Repeat the data below exactly, dropping any pictures it holds.

------

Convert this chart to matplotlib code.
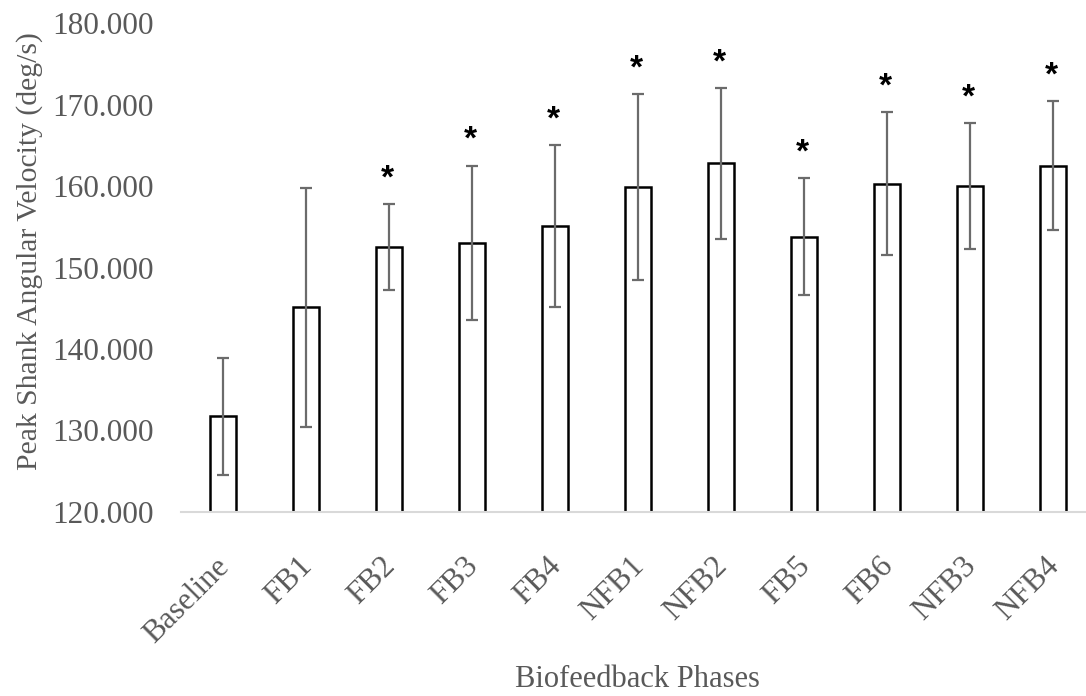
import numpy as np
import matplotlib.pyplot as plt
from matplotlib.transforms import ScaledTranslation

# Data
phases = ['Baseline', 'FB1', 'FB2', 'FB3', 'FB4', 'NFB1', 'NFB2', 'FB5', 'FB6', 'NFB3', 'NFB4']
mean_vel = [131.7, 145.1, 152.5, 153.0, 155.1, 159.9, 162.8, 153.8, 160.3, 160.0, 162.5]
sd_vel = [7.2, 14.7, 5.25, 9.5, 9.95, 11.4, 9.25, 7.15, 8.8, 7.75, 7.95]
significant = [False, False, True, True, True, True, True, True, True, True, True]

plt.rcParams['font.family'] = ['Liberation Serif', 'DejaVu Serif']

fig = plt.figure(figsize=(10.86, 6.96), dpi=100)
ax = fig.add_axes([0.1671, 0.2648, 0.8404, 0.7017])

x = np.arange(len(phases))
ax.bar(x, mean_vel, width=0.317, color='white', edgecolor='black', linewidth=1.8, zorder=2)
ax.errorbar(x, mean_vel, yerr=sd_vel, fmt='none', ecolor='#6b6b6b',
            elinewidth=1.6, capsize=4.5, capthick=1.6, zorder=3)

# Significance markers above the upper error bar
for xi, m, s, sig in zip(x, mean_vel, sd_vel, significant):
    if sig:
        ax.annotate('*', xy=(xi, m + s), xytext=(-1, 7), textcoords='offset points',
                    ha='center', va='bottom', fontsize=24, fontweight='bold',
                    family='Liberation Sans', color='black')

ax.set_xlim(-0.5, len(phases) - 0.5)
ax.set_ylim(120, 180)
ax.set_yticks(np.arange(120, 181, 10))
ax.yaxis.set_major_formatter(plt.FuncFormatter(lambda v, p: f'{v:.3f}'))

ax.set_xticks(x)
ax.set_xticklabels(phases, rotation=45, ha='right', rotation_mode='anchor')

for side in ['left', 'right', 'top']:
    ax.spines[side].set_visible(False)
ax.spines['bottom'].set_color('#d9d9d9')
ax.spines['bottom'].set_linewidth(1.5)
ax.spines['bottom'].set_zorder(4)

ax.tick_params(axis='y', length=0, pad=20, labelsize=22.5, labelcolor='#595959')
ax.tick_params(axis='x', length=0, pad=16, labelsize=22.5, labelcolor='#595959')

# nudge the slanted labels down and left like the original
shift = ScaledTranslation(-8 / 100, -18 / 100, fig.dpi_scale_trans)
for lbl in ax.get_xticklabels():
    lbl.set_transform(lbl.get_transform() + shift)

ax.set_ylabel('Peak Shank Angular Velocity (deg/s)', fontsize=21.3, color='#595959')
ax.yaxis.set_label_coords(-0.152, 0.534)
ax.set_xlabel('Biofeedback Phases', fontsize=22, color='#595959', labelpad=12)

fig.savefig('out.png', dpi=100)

------

(Result below)
Convert this chart to matplotlib code.
import numpy as np
import matplotlib.pyplot as plt
from matplotlib.transforms import ScaledTranslation

# Data
phases = ['Baseline', 'FB1', 'FB2', 'FB3', 'FB4', 'NFB1', 'NFB2', 'FB5', 'FB6', 'NFB3', 'NFB4']
mean_vel = [131.7, 145.1, 152.5, 153.0, 155.1, 159.9, 162.8, 153.8, 160.3, 160.0, 162.5]
sd_vel = [7.2, 14.7, 5.25, 9.5, 9.95, 11.4, 9.25, 7.15, 8.8, 7.75, 7.95]
significant = [False, False, True, True, True, True, True, True, True, True, True]

plt.rcParams['font.family'] = ['Liberation Serif', 'DejaVu Serif']

fig = plt.figure(figsize=(10.86, 6.96), dpi=100)
ax = fig.add_axes([0.1671, 0.2648, 0.8404, 0.7017])

x = np.arange(len(phases))
ax.bar(x, mean_vel, width=0.317, color='white', edgecolor='black', linewidth=1.8, zorder=2)
ax.errorbar(x, mean_vel, yerr=sd_vel, fmt='none', ecolor='#6b6b6b',
            elinewidth=1.6, capsize=4.5, capthick=1.6, zorder=3)

# Significance markers above the upper error bar
for xi, m, s, sig in zip(x, mean_vel, sd_vel, significant):
    if sig:
        ax.annotate('*', xy=(xi, m + s), xytext=(-1, 7), textcoords='offset points',
                    ha='center', va='bottom', fontsize=24, fontweight='bold',
                    family='Liberation Sans', color='black')

ax.set_xlim(-0.5, len(phases) - 0.5)
ax.set_ylim(120, 180)
ax.set_yticks(np.arange(120, 181, 10))
ax.yaxis.set_major_formatter(plt.FuncFormatter(lambda v, p: f'{v:.3f}'))

ax.set_xticks(x)
ax.set_xticklabels(phases, rotation=45, ha='right', rotation_mode='anchor')

for side in ['left', 'right', 'top']:
    ax.spines[side].set_visible(False)
ax.spines['bottom'].set_color('#d9d9d9')
ax.spines['bottom'].set_linewidth(1.5)
ax.spines['bottom'].set_zorder(4)

ax.tick_params(axis='y', length=0, pad=20, labelsize=22.5, labelcolor='#595959')
ax.tick_params(axis='x', length=0, pad=16, labelsize=22.5, labelcolor='#595959')

# nudge the slanted labels down and left like the original
shift = ScaledTranslation(-8 / 100, -18 / 100, fig.dpi_scale_trans)
for lbl in ax.get_xticklabels():
    lbl.set_transform(lbl.get_transform() + shift)

ax.set_ylabel('Peak Shank Angular Velocity (deg/s)', fontsize=21.3, color='#595959')
ax.yaxis.set_label_coords(-0.152, 0.534)
ax.set_xlabel('Biofeedback Phases', fontsize=22, color='#595959', labelpad=12)

fig.savefig('out.png', dpi=100)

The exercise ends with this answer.